Executive action will crack down on efforts to evade background checks by people
wanting to own one of these and other automatic weapons.
Vice President Joe Biden Thursday announced
two new executive actions the Obama administration believes will help curb the number of guns that wind up in the wrong hands. As expected, the National Rifle Association issued a whine saying the actions won't accomplish anything other than hurting "law-abiding gun owners." The actions build on the 23 announced
by the president in January.
The actions will restrict the reimportation of surplus military-grade weapons solely to museums and will close a loophole that allows people to evade required background checks for owning machine-guns and short-barreled shotguns by registering them with trusts or corporations.
Reimportation of military-grade weapons that the United States previously sold or donated to its allies overseas currently requires federal approval. But since 2005, officials say the government has okayed the reimportation of more than 250,000 such firearms by private entities. Except for museums, which presumably will seek only a handful of these obsolete weapons, no further reimportations will be allowed.
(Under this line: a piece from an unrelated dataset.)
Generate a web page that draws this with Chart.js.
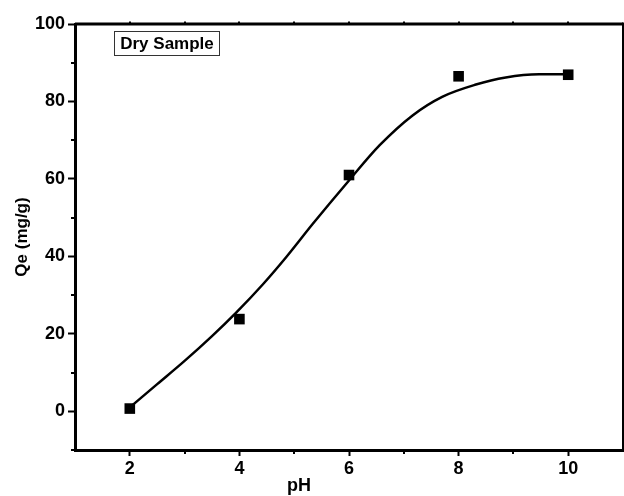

Since 1934, anyone wanting to own machine-guns and other restricted firearms has been required to undergo an extensive FBI background check, pay a $200 tax and register the weapon. But this requirement can be skirted when the registered owner is a trust or corporation because there is no background check of the trustees or beneficiaries of such entities. The government says that last year alone, the Bureau of Alcohol, Tobacco, Firearms and Explosives received 39,000 requests for transfers of restricted weapons to trusts or corporations. Some of these firearms end up in criminal hands, officials say. Under the new executive action, background checks will be required of trustees and beneficiaries of those entities owning the restricted weapons.
The reimportation action takes effect immediately. But the action on firearms registered to corporations must undergo a 90-day public comment period before ATF reviews suggestions and finalizes the rule.
The NRA responded in typical fashion:
"The Obama administration has once again completely missed the mark when it comes to stopping violent crime," said NRA spokesman Andrew Arulanandam. "This administration should get serious about prosecuting violent criminals who misuse guns and stop focusing its efforts on law-abiding gun owners."
The gun-manufacturers' mouthpiece, along with other gun lobbies, have worked diligently to keep firearms widely available to criminals by employing scare tactics—they're coming to take all your guns
—to fight legislation like that defeated in April that would have required background checks for almost all private sales and other transfers of guns. Sales through licensed dealers already require such checks. Polls have shown for more than a year that, in every state, a large majority of Americans, including gun-owners, support background checks.